Книга наиболее полезна студентам богословия и религиоведения, преподавателям истории Церкви, библеистам, патрологам и читателям, которым требуется современная панорама первых пяти веков христианской истории. Для конфессионального богослова она ценна именно как собеседник, способный заставить заново проверить привычные категории и отделить богословские утверждения от исторических предпосылок их формулирования. Особенно полезной она будет при изучении иудеохристианских отношений, формирования ортодоксии, истории гонений, эсхатологии, никейских споров, аскетизма и христианизации Римской империи. Читателю, привыкшему к модели непрерывного движения от апостольской Церкви к имперской, книга предлагает существенно более сложную историческую картину.
В конечном счете «Древние христианства» убедительнее всего там, где Фредриксен заставляет увидеть историческую неочевидность того, что позднейшая традиция сделала привычным. Пять столетий между Павлом и Августином оказываются не коридором, по которому готовое христианство движется к институциональному торжеству, а огромной лабораторией формирования идентичностей. Иудейское эсхатологическое движение распространяется среди народов; язычники начинают поклоняться Богу Израиля; разные общины спорят о том, как следует понимать Христа; мученические тела превращаются в сакральные центры; продолжающаяся история требует переосмысления ожиданий конца; философский язык становится одним из инструментов христологии; аскеты превращают тело в пространство духовного эксперимента; епископы приобретают общественную и политическую власть; императоры вмешиваются в определение границ допустимого христианства; традиционная средиземноморская культура не просто исчезает, а сложным образом преобразуется внутри нового религиозного порядка.
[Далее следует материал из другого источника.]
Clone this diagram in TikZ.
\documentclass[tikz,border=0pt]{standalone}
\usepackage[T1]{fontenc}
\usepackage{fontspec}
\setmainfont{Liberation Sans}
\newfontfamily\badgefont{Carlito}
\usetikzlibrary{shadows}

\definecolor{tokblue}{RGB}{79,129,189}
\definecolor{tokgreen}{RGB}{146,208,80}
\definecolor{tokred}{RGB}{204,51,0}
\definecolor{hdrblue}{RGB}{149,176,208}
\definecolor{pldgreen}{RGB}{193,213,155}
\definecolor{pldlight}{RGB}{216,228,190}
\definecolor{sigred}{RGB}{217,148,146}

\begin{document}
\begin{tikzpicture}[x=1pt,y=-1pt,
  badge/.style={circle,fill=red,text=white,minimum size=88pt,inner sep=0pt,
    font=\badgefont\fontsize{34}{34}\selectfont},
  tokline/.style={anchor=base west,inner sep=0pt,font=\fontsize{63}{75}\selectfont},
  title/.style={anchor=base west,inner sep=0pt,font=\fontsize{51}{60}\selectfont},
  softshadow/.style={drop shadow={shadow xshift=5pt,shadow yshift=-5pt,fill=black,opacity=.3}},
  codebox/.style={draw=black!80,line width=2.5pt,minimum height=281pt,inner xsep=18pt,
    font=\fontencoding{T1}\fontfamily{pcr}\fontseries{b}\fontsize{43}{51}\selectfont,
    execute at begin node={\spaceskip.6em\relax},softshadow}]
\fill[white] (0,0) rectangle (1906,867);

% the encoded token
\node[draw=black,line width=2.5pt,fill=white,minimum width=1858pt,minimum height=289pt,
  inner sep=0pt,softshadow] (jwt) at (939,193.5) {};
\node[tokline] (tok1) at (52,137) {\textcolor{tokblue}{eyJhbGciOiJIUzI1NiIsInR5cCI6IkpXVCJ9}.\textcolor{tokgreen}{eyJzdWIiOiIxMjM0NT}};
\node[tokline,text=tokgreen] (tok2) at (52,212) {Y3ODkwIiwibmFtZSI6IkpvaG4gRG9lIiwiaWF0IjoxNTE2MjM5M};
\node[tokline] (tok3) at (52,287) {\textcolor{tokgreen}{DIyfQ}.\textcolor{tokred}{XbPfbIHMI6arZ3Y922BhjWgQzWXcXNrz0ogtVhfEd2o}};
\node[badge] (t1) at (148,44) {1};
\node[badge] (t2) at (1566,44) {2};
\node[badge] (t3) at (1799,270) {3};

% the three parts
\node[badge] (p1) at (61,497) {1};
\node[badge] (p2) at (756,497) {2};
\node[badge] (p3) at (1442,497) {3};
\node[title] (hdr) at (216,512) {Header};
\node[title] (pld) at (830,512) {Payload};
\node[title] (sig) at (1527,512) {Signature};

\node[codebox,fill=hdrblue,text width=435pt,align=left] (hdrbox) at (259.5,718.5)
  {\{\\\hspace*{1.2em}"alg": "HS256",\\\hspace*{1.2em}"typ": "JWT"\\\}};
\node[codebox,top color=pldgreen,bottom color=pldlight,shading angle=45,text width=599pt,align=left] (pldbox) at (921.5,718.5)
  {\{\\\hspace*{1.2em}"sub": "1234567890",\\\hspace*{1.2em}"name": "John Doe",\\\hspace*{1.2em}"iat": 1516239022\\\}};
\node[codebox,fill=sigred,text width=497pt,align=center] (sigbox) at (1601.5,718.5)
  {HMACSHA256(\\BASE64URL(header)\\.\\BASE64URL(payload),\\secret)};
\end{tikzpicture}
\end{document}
И потому множественное число в названии книги — не эффектная провокация, а выражение центрального исторического аргумента. Единство позднейшей христианской традиции нельзя без дополнительных оговорок переносить на первые столетия и превращать результат длительного исторического развития в его исходное состояние. Вместе с тем многообразие раннего христианства не означало отсутствия преемственности и общих точек отсчета. Различные движения по-разному обращались к фигуре Иисуса и осмыслению Христа, к апостольскому наследию, спасению и полученным от иудаизма Писаниям; само отношение к Богу Израиля, библейскому наследию и церковной традиции при этом могло становиться предметом принципиального спора. Именно степень и содержание этой общности нельзя считать заранее установленными — их и приходится реконструировать исторически. Из сочетания преемственности и конфликта, памяти и переинтерпретации, богословия и политики, а не из простой победы одной идеи над другими, возникает христианский мир поздней античности. В этом состоит главное достоинство труда Паулы Фредриксен: она не столько предлагает читателю новую упрощенную схему вместо старой, сколько возвращает первым пяти векам христианства их историческую сложность — и тем самым делает их значительно более понятными.